Our PE classes had so much fun learning new exercises and stretches, playing games, and participating in lots of fun activities to help build fitness level, sports skills, and valuable sportsmanship skills. A favorite activity this month was our snowman-creating relay race. Teams worked together to do a variety of exercises combined with moving pieces of equipment from one end of the Big Room to the other to create a snowman design. Every class from the Mott Class through the HO Class participated in this relay. Each class completed age appropriate exercises as they used team building skills, fitness ability, and creativity to make some pretty cool looking snowmen. It was so much fun watching our students work together and exercise during this relay. Check out our snowman pictures.
Early Childhood continued to reinforce vocabulary for family members and more colors. With the winter holiday season, students also learned about light and good wishes for the world, such as “paz y libertad” (from a song by José-Luis Orozco). Students listened to a story about family member roles and compared the roles of people in their own families. They also identified their family members from pictures and colors from their clothes or items around the classroom. In our “light unit”, students also enjoyed finding lights and learning “Esta Pequeña Luz” (“This Little Light of Mine”).
Elementary students finished their altares for Day of the Dead, practicing vocabulary for the family members they drew to remember and honor them. Anthony students were able to ask and answer what they like to do by acting, writing, and speaking the given Spanish words. Anthony students are also in the routine of playing “snowman”, where students guess letters in Spanish to create a word or else a snowman. Fox class listened to and understood “Rodolfo el Reno” for several classes but also discovered that Noemí wants to learn Arabic. The conversation led to a bigger conversation about the Syrian War; students learned basic facts (when, why, who, and the effects) in Spanish.

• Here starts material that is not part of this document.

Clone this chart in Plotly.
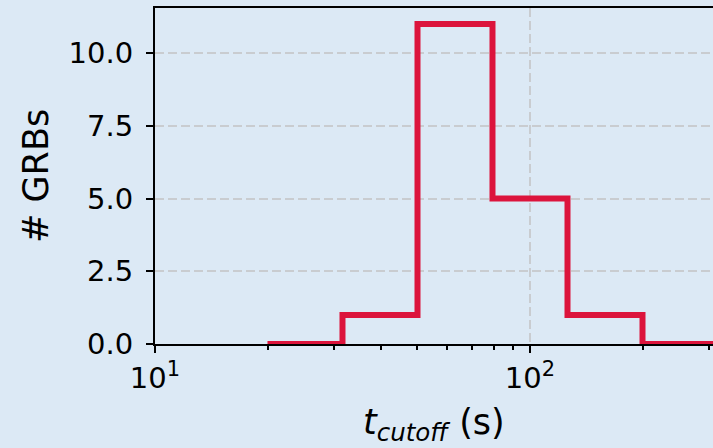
import numpy as np
import plotly.graph_objects as go

# Data
bin_edges = [19.95, 31.62, 50.12, 79.43, 125.89, 199.53, 316.23]
counts = [0, 1, 11, 5, 1, 0]
x_tick_vals = [10, 100]
x_tick_text = ["10<sup><span style='font-size:21px'>1</span></sup>",
               "10<sup><span style='font-size:21px'>2</span></sup>"]
x_minor_vals = [20, 30, 40, 50, 60, 70, 80, 90, 200, 300]
y_tick_vals = [0, 2.5, 5, 7.5, 10]
y_tick_text = ["0.0", "2.5", "5.0", "7.5", "10.0"]

BG = "#dce9f5"
RED = "#dc143c"
FONT = "DejaVu Sans"

fig = go.Figure()
fig.add_trace(go.Scatter(
    x=bin_edges,
    y=counts + [0],
    mode="lines",
    line=dict(color=RED, width=6, shape="hv"),
    showlegend=False,
    hoverinfo="skip",
))

W, H = 713, 448
L, R, T, B = 155, 0, 8, 104
pw = W - L - R

fig.update_layout(
    width=W, height=H,
    margin=dict(l=L, r=R, t=T, b=B),
    paper_bgcolor=BG, plot_bgcolor=BG,
    font=dict(family=FONT, color="black", size=29),
)
fig.update_xaxes(
    type="log",
    range=[1, 1 + pw / 375.0],
    tickmode="array", tickvals=x_tick_vals, ticktext=x_tick_text,
    ticks="outside", ticklen=7, tickwidth=2, tickcolor="black",
    showline=True, linecolor="black", linewidth=2, mirror=True,
    showgrid=True, gridcolor="#c9ccd0", griddash="9px,4px", gridwidth=1.5,
    zeroline=False,
    tickfont=dict(size=29),
    minor=dict(tickmode="array", tickvals=x_minor_vals, ticks="outside",
               ticklen=4, tickwidth=1.5, tickcolor="black", showgrid=False),
)
fig.update_yaxes(
    range=[0, 11.55],
    tickmode="array", tickvals=y_tick_vals, ticktext=y_tick_text,
    ticks="outside", ticklen=7, tickwidth=2, tickcolor="black",
    showline=True, linecolor="black", linewidth=2, mirror=False,
    showgrid=True, gridcolor="#c9ccd0", griddash="9px,4px", gridwidth=1.5,
    zeroline=False,
    tickfont=dict(size=29),
    ticklabelstandoff=7,
)
fig.add_annotation(
    text="<i>t</i><sub><i>cutoff</i></sub> (s)",
    xref="paper", yref="paper", x=0.5, y=0,
    xanchor="center", yanchor="middle", yshift=-80,
    showarrow=False, font=dict(size=35, family=FONT),
)
fig.add_annotation(
    text="# GRBs",
    xref="paper", yref="paper", x=(36 - L) / pw, y=0.5,
    xanchor="center", yanchor="middle", textangle=-90,
    showarrow=False, font=dict(size=35, family=FONT),
)
fig.write_html("out.html")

Coming off of Día de los Muertos, Middle School discovered more of the history of the merging cultures behind the holiday. To begin, students watched Coco answering a movie guide in Spanish. To continue, they discussed different views of the afterlife and tried to discover, through infographics and commercials representing Aztec and Mayan views of the afterlife, the views of people celebrating Day of the Dead. They also delved into some current events in Bolivia, where the president was illegally re-elected and then investigated by the Organization of American States. For the holiday season, students learned about different Latin American traditions, including different names for Santa Claus, the alternative to frying latkes for some Latin@ Jews, and the different bringers of gifts. The Helman-Osborne class also practiced some basic getting-to-know-you questions and answers as they prepared letters for Latin American pen pals.